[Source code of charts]
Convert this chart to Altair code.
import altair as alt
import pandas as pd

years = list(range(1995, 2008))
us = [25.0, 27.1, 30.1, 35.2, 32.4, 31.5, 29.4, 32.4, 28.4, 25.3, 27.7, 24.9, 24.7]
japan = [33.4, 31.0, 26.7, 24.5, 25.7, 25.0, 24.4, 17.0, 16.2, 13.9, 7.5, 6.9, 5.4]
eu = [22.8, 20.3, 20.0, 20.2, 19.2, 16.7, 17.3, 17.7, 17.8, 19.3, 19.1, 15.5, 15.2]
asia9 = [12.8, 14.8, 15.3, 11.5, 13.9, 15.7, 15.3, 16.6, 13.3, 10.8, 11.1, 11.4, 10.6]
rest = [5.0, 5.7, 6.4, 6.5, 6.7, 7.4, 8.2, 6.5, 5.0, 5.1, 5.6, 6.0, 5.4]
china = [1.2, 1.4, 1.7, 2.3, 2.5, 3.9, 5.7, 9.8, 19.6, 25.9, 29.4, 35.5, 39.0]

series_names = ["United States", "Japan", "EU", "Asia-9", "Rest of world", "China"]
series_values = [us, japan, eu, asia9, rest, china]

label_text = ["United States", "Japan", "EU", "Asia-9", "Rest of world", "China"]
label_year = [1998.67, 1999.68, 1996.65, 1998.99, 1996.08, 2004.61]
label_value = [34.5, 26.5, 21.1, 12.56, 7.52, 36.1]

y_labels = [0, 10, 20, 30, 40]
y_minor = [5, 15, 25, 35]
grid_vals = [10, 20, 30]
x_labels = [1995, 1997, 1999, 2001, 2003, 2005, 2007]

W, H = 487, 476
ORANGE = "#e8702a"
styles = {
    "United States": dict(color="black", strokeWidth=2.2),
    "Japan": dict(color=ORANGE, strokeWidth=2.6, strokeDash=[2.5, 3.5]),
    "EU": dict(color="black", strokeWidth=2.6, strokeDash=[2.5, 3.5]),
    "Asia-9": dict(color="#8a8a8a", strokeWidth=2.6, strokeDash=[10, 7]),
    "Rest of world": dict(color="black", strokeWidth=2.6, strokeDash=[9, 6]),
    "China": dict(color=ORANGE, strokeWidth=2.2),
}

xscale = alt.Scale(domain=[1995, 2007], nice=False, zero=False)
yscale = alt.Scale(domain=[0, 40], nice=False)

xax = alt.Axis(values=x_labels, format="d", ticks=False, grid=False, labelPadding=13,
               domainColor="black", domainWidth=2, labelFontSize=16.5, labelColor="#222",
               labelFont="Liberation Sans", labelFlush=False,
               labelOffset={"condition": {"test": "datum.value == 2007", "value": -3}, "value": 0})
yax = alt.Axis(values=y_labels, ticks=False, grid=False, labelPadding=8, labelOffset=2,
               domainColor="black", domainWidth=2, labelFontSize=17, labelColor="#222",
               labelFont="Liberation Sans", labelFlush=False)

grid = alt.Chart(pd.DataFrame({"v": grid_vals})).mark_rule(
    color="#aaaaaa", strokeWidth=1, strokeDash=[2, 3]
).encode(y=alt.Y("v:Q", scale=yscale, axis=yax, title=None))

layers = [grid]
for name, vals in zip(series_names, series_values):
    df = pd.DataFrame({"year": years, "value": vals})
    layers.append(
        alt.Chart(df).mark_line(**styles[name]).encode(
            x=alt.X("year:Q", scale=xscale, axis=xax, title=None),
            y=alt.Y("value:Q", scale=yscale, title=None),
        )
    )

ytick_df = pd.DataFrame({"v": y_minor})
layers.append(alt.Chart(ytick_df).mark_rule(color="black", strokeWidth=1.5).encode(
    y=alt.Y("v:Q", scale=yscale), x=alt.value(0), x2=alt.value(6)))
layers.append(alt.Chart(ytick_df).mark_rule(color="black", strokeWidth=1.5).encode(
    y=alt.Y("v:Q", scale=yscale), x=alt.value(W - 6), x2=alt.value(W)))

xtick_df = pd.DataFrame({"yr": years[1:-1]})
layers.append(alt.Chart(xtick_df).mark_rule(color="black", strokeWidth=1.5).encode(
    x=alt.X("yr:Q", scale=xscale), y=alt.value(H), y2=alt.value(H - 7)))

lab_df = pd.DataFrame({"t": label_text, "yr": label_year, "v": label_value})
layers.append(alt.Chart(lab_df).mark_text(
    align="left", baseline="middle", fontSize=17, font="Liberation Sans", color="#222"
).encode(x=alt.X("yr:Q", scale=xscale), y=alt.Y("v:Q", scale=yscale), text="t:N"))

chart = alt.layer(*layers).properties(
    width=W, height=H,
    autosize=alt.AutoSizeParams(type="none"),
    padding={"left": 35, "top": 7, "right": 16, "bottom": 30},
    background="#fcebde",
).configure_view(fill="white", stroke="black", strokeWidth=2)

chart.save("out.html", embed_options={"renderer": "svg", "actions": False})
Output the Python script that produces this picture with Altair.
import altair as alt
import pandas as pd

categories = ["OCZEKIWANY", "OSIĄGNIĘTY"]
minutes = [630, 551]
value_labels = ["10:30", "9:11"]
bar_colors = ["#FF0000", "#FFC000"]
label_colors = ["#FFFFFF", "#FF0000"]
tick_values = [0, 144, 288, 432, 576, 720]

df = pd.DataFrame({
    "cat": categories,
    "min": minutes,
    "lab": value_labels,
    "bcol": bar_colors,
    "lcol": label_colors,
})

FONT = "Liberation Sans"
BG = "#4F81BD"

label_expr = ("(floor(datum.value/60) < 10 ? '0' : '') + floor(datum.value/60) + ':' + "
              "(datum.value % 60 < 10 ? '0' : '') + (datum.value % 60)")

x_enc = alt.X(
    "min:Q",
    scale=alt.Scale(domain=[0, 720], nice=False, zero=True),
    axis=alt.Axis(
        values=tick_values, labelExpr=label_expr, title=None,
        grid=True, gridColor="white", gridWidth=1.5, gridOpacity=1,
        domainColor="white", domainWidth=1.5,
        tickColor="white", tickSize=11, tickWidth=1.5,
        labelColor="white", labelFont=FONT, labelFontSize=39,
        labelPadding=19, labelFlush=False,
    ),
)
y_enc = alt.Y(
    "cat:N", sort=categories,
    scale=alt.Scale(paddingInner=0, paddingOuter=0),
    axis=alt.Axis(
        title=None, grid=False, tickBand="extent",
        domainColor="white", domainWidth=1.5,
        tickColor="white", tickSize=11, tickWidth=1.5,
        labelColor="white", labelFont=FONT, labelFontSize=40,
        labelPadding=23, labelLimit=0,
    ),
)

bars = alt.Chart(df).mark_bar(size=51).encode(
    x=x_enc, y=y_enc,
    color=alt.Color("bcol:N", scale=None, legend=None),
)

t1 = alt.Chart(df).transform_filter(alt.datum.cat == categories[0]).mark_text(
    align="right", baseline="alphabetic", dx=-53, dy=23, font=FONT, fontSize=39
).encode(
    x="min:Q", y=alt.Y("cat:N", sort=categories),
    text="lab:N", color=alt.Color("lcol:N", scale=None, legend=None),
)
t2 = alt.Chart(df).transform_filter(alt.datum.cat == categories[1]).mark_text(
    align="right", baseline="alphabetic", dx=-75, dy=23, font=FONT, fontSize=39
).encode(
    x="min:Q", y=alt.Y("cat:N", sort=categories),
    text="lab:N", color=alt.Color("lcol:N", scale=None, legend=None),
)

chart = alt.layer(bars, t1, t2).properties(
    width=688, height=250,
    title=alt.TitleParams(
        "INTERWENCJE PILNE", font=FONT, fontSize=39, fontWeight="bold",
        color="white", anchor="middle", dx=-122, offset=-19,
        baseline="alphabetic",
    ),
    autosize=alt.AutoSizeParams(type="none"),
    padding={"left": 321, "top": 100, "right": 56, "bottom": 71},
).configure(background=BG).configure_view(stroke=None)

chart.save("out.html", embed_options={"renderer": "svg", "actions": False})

## Goal
Copy, please, every line from the start of the entries down to the line that holds "x_labels = [1995, 1997, 1999, 2001, 2003, 2005, 2007]", with both of those lines included and no others.

## Correct result
Convert this chart to Altair code.
import altair as alt
import pandas as pd

years = list(range(1995, 2008))
us = [25.0, 27.1, 30.1, 35.2, 32.4, 31.5, 29.4, 32.4, 28.4, 25.3, 27.7, 24.9, 24.7]
japan = [33.4, 31.0, 26.7, 24.5, 25.7, 25.0, 24.4, 17.0, 16.2, 13.9, 7.5, 6.9, 5.4]
eu = [22.8, 20.3, 20.0, 20.2, 19.2, 16.7, 17.3, 17.7, 17.8, 19.3, 19.1, 15.5, 15.2]
asia9 = [12.8, 14.8, 15.3, 11.5, 13.9, 15.7, 15.3, 16.6, 13.3, 10.8, 11.1, 11.4, 10.6]
rest = [5.0, 5.7, 6.4, 6.5, 6.7, 7.4, 8.2, 6.5, 5.0, 5.1, 5.6, 6.0, 5.4]
china = [1.2, 1.4, 1.7, 2.3, 2.5, 3.9, 5.7, 9.8, 19.6, 25.9, 29.4, 35.5, 39.0]

series_names = ["United States", "Japan", "EU", "Asia-9", "Rest of world", "China"]
series_values = [us, japan, eu, asia9, rest, china]

label_text = ["United States", "Japan", "EU", "Asia-9", "Rest of world", "China"]
label_year = [1998.67, 1999.68, 1996.65, 1998.99, 1996.08, 2004.61]
label_value = [34.5, 26.5, 21.1, 12.56, 7.52, 36.1]

y_labels = [0, 10, 20, 30, 40]
y_minor = [5, 15, 25, 35]
grid_vals = [10, 20, 30]
x_labels = [1995, 1997, 1999, 2001, 2003, 2005, 2007]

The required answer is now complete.